What you are asked to do
Write out again exactly the lines from the one containing "Generate a Python" through the one containing "import plotly.graph_objects as go", both included, and omit the pictures.

Dataset extract
****************

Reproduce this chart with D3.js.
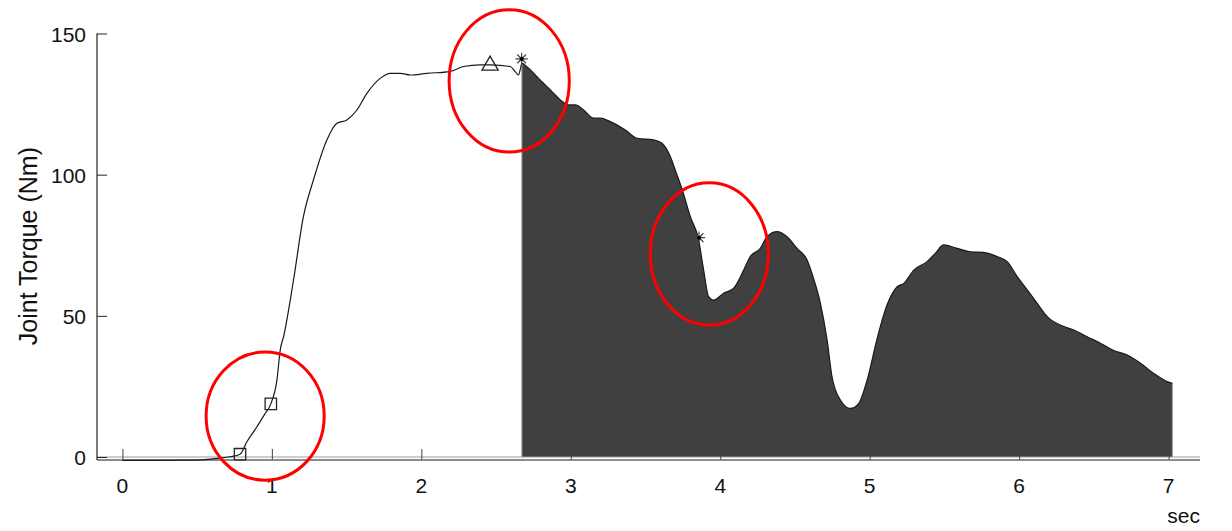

****************

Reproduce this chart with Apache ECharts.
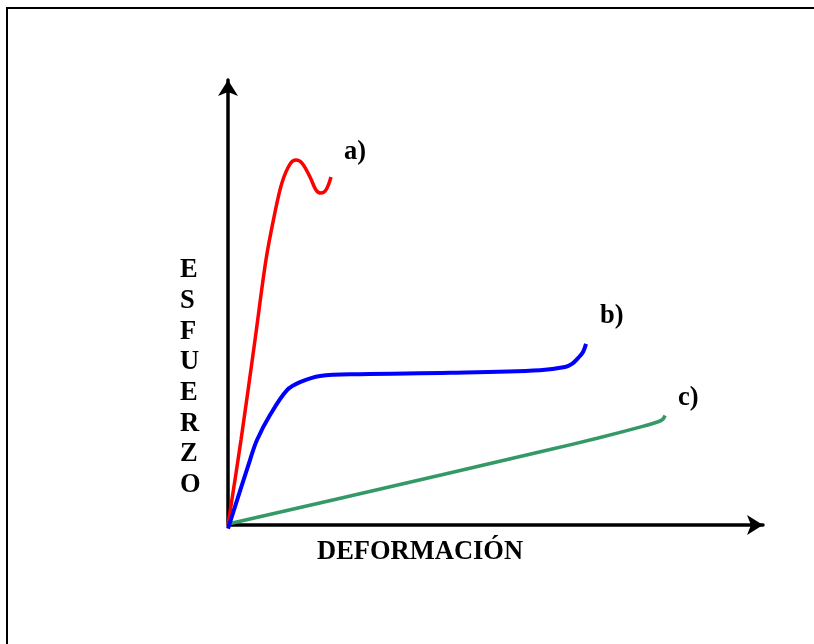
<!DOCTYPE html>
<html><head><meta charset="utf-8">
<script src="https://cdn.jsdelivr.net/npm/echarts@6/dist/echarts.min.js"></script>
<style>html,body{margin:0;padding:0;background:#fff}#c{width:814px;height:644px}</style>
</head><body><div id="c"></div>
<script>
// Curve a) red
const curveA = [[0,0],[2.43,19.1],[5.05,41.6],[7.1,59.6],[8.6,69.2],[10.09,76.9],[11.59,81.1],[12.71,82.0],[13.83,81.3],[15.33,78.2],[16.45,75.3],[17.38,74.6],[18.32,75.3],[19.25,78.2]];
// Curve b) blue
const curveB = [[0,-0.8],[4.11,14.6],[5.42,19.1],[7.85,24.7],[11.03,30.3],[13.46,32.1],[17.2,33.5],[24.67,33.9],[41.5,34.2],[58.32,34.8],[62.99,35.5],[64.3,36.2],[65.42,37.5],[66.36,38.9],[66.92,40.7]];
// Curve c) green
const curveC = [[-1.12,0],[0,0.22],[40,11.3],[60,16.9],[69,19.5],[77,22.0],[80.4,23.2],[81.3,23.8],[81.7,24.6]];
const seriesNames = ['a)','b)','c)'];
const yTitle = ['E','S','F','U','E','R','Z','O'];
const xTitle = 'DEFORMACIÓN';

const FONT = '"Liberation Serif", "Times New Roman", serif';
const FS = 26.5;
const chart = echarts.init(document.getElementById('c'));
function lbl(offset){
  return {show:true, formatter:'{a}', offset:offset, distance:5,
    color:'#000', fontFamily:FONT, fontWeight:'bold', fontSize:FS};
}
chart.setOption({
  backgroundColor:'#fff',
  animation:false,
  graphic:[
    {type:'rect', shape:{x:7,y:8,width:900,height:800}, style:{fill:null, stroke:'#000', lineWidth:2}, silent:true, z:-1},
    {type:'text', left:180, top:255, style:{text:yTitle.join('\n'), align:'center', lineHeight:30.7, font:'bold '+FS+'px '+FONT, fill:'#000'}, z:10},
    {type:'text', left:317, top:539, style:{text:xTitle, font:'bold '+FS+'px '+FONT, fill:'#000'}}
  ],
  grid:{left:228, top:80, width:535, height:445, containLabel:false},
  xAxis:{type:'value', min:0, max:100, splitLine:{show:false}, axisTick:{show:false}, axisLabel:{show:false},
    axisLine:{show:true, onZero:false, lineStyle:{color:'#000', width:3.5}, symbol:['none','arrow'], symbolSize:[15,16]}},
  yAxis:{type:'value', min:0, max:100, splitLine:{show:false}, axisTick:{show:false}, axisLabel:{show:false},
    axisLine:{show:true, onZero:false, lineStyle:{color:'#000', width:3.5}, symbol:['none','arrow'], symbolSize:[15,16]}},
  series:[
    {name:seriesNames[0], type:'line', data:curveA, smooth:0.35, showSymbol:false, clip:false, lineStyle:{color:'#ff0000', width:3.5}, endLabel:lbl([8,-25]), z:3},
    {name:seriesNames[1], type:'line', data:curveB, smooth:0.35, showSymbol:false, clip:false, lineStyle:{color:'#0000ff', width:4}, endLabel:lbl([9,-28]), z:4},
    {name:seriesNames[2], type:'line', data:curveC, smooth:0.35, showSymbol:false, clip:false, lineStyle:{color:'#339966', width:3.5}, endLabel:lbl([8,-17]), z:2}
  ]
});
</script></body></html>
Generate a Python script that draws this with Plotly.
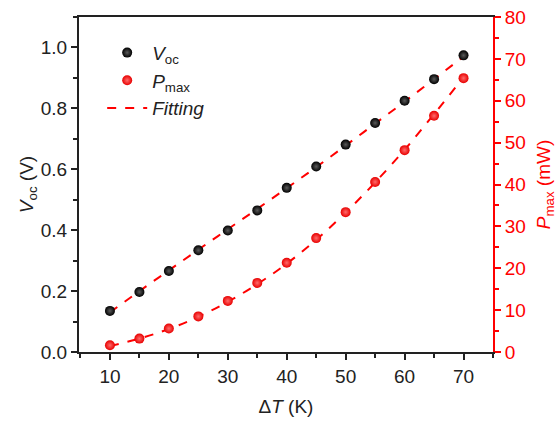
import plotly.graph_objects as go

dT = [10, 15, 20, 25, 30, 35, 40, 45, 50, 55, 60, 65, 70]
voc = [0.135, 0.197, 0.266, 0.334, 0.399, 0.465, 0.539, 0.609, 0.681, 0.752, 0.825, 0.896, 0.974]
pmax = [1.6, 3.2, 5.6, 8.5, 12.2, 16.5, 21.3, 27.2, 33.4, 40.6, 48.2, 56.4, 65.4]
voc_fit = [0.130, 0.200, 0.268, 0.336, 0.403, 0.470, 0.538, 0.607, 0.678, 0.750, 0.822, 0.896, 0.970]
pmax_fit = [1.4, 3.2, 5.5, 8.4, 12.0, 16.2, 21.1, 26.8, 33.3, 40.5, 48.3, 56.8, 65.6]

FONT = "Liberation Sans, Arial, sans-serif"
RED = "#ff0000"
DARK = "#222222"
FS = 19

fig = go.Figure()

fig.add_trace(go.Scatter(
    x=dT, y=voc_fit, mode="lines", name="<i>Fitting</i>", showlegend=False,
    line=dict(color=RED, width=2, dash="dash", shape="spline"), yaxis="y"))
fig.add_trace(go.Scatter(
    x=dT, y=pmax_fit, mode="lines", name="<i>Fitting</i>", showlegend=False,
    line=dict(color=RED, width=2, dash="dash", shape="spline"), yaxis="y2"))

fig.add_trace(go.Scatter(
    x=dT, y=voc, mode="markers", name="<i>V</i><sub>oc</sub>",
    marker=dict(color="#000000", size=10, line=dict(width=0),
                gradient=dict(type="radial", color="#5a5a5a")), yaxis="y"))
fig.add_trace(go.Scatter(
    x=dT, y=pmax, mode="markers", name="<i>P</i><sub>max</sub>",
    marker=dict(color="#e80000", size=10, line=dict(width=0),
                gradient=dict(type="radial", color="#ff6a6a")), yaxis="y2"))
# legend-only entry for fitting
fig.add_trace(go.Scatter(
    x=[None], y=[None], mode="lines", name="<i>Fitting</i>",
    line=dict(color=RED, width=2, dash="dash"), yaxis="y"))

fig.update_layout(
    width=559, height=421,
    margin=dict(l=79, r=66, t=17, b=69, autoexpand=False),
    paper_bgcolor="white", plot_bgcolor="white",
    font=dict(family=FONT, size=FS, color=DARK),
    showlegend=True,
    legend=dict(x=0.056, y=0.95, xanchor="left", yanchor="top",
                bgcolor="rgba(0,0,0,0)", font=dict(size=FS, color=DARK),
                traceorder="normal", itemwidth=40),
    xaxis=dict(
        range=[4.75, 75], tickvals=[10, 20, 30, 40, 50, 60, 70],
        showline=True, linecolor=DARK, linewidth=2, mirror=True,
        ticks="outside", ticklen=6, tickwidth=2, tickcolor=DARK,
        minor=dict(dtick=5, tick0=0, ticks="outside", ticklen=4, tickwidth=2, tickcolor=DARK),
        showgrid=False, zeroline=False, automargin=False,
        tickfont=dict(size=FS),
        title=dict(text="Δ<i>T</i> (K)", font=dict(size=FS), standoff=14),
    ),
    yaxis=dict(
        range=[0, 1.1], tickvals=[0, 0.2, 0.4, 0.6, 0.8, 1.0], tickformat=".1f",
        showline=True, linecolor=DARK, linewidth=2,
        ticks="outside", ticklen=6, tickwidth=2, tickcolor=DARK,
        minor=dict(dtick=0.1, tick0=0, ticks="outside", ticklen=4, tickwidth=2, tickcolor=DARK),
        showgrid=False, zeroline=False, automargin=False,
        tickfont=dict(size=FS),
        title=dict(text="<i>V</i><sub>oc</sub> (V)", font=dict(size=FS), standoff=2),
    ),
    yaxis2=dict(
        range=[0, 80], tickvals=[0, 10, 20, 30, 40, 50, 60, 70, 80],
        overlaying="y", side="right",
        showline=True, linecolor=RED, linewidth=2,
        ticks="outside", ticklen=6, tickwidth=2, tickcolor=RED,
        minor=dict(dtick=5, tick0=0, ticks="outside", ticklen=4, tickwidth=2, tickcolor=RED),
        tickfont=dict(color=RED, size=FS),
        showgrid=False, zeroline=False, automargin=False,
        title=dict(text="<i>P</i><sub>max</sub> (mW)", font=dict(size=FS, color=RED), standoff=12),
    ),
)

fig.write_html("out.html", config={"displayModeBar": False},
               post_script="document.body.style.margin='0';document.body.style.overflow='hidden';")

****************

Response to this task
Generate a Python script that draws this with Plotly.
import plotly.graph_objects as go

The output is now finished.